Barely two years after the end of the Iran-Iraq War, another crisis erupted in the Persian Gulf. In 1990, Iraq invaded Kuwait, a significant oil producer. The United States, under President George H.W. Bush, led a coalition to liberate Kuwait. “It had an impact on Kuwait, which was a fairly important producer,” Bernard notes. Production in both Kuwait and Iraq collapsed, sending prices higher. The United States’ motivations, Cliche points out, were inextricably linked to oil supply, as the country relied heavily on the resource and didn’t want Iraq to become a dominant market player. This concern resurfaced during the 2003 invasion of Iraq.

In 1991, the IEA tapped into its strategic reserves for the first time. This emergency measure was repeated in 2005 following Hurricane Katrina, in 2011 due to unrest in Libya, and twice in 2022 following Russia’s invasion of Ukraine. Most recently, on March 11th, G7 countries agreed to release 400 million barrels of oil to alleviate market pressures related to the ongoing conflict .

The Financial Crisis and the Shale Revolution

The crisis of 2008 differed in origin. It wasn’t a geopolitical event, but rather a financial meltdown triggered by the collapse of the U.S. Housing bubble and the subsequent failure of financial institutions. However, the global economic recession it caused still impacted oil prices. The price of a barrel of oil doubled in a single year, peaking at $147 in July 2008. Cliche attributes this surge to the rapid industrialization of China, which became “the world’s factory” and fueled unprecedented demand for oil.

The spike proved short-lived. By December 2008, prices had fallen below $40 per barrel. This decline coincided with the rise of shale oil and gas production in the United States, driven by advancements in hydraulic fracturing (“fracking”). This technological breakthrough dramatically increased oil supply, transforming the U.S. Into the world’s leading producer.
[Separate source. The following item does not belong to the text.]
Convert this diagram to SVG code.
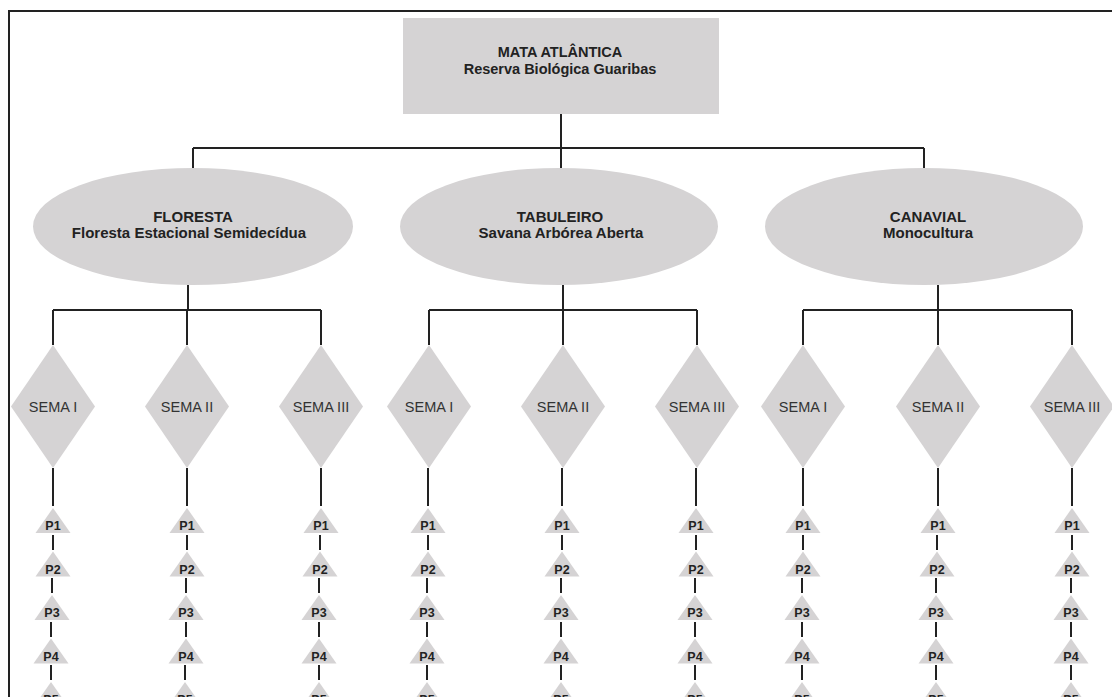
<svg xmlns="http://www.w3.org/2000/svg" width="1112" height="697" viewBox="0 0 1112 697">
<style>
.shape{fill:#d5d3d4;stroke:none}
.ln{stroke:#222;stroke-width:2;fill:none}
.t{font-family:"Liberation Sans",Arial,sans-serif;font-weight:bold;font-size:14.5px;fill:#222;text-anchor:middle}
.e{font-family:"Liberation Sans",Arial,sans-serif;font-weight:bold;font-size:15px;fill:#222;text-anchor:middle}
.s{font-family:"Liberation Sans",Arial,sans-serif;font-size:14.5px;fill:#333;text-anchor:middle}
.p{font-family:"Liberation Sans",Arial,sans-serif;font-weight:bold;font-size:12.5px;fill:#222;text-anchor:middle}
</style>
<defs>
<polygon id="tri" points="0,0 17.5,25 -17.5,25" class="shape"/>
<polygon id="dia" points="0,0 42,61.5 0,123 -42,61.5" class="shape"/>
</defs>
<rect width="1112" height="697" fill="#fff"/>
<path class="ln" d="M9,697 V11 H1112" stroke-width="2.5"/>
<g id="connectors">
<path class="ln" d="M561,114 V168 M193,148 H924 M193,148 V168 M924,148 V168"/>
<path class="ln" d="M188,285 V310 M53,310 H321 M53,310 V345 M187,310 V345 M321,310 V345"/>
<path class="ln" d="M563,285 V310 M429,310 H697 M429,310 V345 M563,310 V345 M697,310 V345"/>
<path class="ln" d="M938,285 V310 M803,310 H1072 M803,310 V345 M938,310 V345 M1072,310 V345"/>
<path class="ln" d="M53,468 V506 M53,535 V550 M52,578 V593 M51,622 V637 M51,665 V680"/>
<path class="ln" d="M187,468 V506 M187,535 V550 M186,578 V593 M186,622 V637 M185,665 V680"/>
<path class="ln" d="M321,468 V506 M320,535 V550 M319,578 V593 M319,622 V637 M319,665 V680"/>
<path class="ln" d="M428,468 V506 M428,535 V550 M427,578 V593 M427,622 V637 M427,665 V680"/>
<path class="ln" d="M562,468 V506 M562,535 V550 M561,578 V593 M561,622 V637 M561,665 V680"/>
<path class="ln" d="M696,468 V506 M696,535 V550 M695,578 V593 M695,622 V637 M695,665 V680"/>
<path class="ln" d="M803,468 V506 M803,535 V550 M802,578 V593 M802,622 V637 M802,665 V680"/>
<path class="ln" d="M938,468 V506 M937,535 V550 M936,578 V593 M936,622 V637 M936,665 V680"/>
<path class="ln" d="M1072,468 V506 M1072,535 V550 M1071,578 V593 M1071,622 V637 M1071,665 V680"/>
</g>
<g id="mata">
<rect class="shape" x="403" y="18" width="316" height="96"/>
<text class="t" x="560" y="57">MATA ATLÂNTICA</text>
<text class="t" x="560" y="74">Reserva Biológica Guaribas</text>
</g>
<g id="floresta">
<ellipse class="shape" cx="193" cy="226.5" rx="160" ry="58.5"/>
<text class="e" x="193" y="222">FLORESTA</text>
<text class="e" x="189" y="237.5">Floresta Estacional Semidecídua</text>
</g>
<g id="tabuleiro">
<ellipse class="shape" cx="559" cy="226.5" rx="159" ry="58.5"/>
<text class="e" x="560" y="222">TABULEIRO</text>
<text class="e" x="561" y="237.5">Savana Arbórea Aberta</text>
</g>
<g id="canavial">
<ellipse class="shape" cx="924" cy="226.5" rx="159" ry="58.5"/>
<text class="e" x="928" y="222">CANAVIAL</text>
<text class="e" x="928" y="237.5">Monocultura</text>
</g>
<g id="sema-f1"><use href="#dia" x="53" y="345"/><text class="s" x="53" y="412">SEMA I</text></g>
<g id="sema-f2"><use href="#dia" x="187" y="345"/><text class="s" x="187" y="412">SEMA II</text></g>
<g id="sema-f3"><use href="#dia" x="321" y="345"/><text class="s" x="321" y="412">SEMA III</text></g>
<g id="sema-t1"><use href="#dia" x="429" y="345"/><text class="s" x="429" y="412">SEMA I</text></g>
<g id="sema-t2"><use href="#dia" x="563" y="345"/><text class="s" x="563" y="412">SEMA II</text></g>
<g id="sema-t3"><use href="#dia" x="697" y="345"/><text class="s" x="697" y="412">SEMA III</text></g>
<g id="sema-c1"><use href="#dia" x="803" y="345"/><text class="s" x="803" y="412">SEMA I</text></g>
<g id="sema-c2"><use href="#dia" x="938" y="345"/><text class="s" x="938" y="412">SEMA II</text></g>
<g id="sema-c3"><use href="#dia" x="1072" y="345"/><text class="s" x="1072" y="412">SEMA III</text></g>
<g id="plots-f1"><use href="#tri" x="53" y="508"/><text class="p" x="53" y="530">P1</text><use href="#tri" x="53" y="551.5"/><text class="p" x="53" y="573.5">P2</text><use href="#tri" x="52" y="595"/><text class="p" x="52" y="617">P3</text><use href="#tri" x="51" y="638.5"/><text class="p" x="51" y="660.5">P4</text><use href="#tri" x="51" y="682"/><text class="p" x="51" y="704">P5</text></g>
<g id="plots-f2"><use href="#tri" x="187" y="508"/><text class="p" x="187" y="530">P1</text><use href="#tri" x="187" y="551.5"/><text class="p" x="187" y="573.5">P2</text><use href="#tri" x="186" y="595"/><text class="p" x="186" y="617">P3</text><use href="#tri" x="186" y="638.5"/><text class="p" x="186" y="660.5">P4</text><use href="#tri" x="185" y="682"/><text class="p" x="185" y="704">P5</text></g>
<g id="plots-f3"><use href="#tri" x="321" y="508"/><text class="p" x="321" y="530">P1</text><use href="#tri" x="320" y="551.5"/><text class="p" x="320" y="573.5">P2</text><use href="#tri" x="319" y="595"/><text class="p" x="319" y="617">P3</text><use href="#tri" x="319" y="638.5"/><text class="p" x="319" y="660.5">P4</text><use href="#tri" x="319" y="682"/><text class="p" x="319" y="704">P5</text></g>
<g id="plots-t1"><use href="#tri" x="428" y="508"/><text class="p" x="428" y="530">P1</text><use href="#tri" x="428" y="551.5"/><text class="p" x="428" y="573.5">P2</text><use href="#tri" x="427" y="595"/><text class="p" x="427" y="617">P3</text><use href="#tri" x="427" y="638.5"/><text class="p" x="427" y="660.5">P4</text><use href="#tri" x="427" y="682"/><text class="p" x="427" y="704">P5</text></g>
<g id="plots-t2"><use href="#tri" x="562" y="508"/><text class="p" x="562" y="530">P1</text><use href="#tri" x="562" y="551.5"/><text class="p" x="562" y="573.5">P2</text><use href="#tri" x="561" y="595"/><text class="p" x="561" y="617">P3</text><use href="#tri" x="561" y="638.5"/><text class="p" x="561" y="660.5">P4</text><use href="#tri" x="561" y="682"/><text class="p" x="561" y="704">P5</text></g>
<g id="plots-t3"><use href="#tri" x="696" y="508"/><text class="p" x="696" y="530">P1</text><use href="#tri" x="696" y="551.5"/><text class="p" x="696" y="573.5">P2</text><use href="#tri" x="695" y="595"/><text class="p" x="695" y="617">P3</text><use href="#tri" x="695" y="638.5"/><text class="p" x="695" y="660.5">P4</text><use href="#tri" x="695" y="682"/><text class="p" x="695" y="704">P5</text></g>
<g id="plots-c1"><use href="#tri" x="803" y="508"/><text class="p" x="803" y="530">P1</text><use href="#tri" x="803" y="551.5"/><text class="p" x="803" y="573.5">P2</text><use href="#tri" x="802" y="595"/><text class="p" x="802" y="617">P3</text><use href="#tri" x="802" y="638.5"/><text class="p" x="802" y="660.5">P4</text><use href="#tri" x="802" y="682"/><text class="p" x="802" y="704">P5</text></g>
<g id="plots-c2"><use href="#tri" x="938" y="508"/><text class="p" x="938" y="530">P1</text><use href="#tri" x="937" y="551.5"/><text class="p" x="937" y="573.5">P2</text><use href="#tri" x="936" y="595"/><text class="p" x="936" y="617">P3</text><use href="#tri" x="936" y="638.5"/><text class="p" x="936" y="660.5">P4</text><use href="#tri" x="936" y="682"/><text class="p" x="936" y="704">P5</text></g>
<g id="plots-c3"><use href="#tri" x="1072" y="508"/><text class="p" x="1072" y="530">P1</text><use href="#tri" x="1072" y="551.5"/><text class="p" x="1072" y="573.5">P2</text><use href="#tri" x="1071" y="595"/><text class="p" x="1071" y="617">P3</text><use href="#tri" x="1071" y="638.5"/><text class="p" x="1071" y="660.5">P4</text><use href="#tri" x="1071" y="682"/><text class="p" x="1071" y="704">P5</text></g>
</svg>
Russia’s Invasion of Ukraine and the Current Landscape

The most recent major disruption came with Russia’s invasion of Ukraine in February 2022. Western sanctions imposed on Russia, a major oil producer, aimed to cripple its economy. Oil prices initially jumped to around $120 per barrel. However, Russia redirected its exports to China and India, which then facilitated the flow of oil to Europe, mitigating the initial shock. “We benefited greatly from the flexibility” of supply chains, Bernard observes, noting that oil is now transported on massive tankers that can be rerouted quickly.

While economies are less reliant on oil than in the past, increasing their resilience to price shocks, Cliche cautions that the decline of oil is relative, not absolute. Global oil consumption remains at record levels, and the resource remains critical for transportation. “That’s why the impacts remain significant for the economy whenever there’s an increase in prices.”

Looking ahead, the energy transition and geopolitical factors will continue to shape the oil market. While renewable energy sources are gaining prominence, oil will likely remain a significant part of the global energy mix for the foreseeable future. The IEA will continue to play a vital role in monitoring market developments and coordinating responses to potential disruptions. The next key event to watch will be the OPEC+ meetings in the coming months, as decisions regarding production levels will significantly influence global oil prices.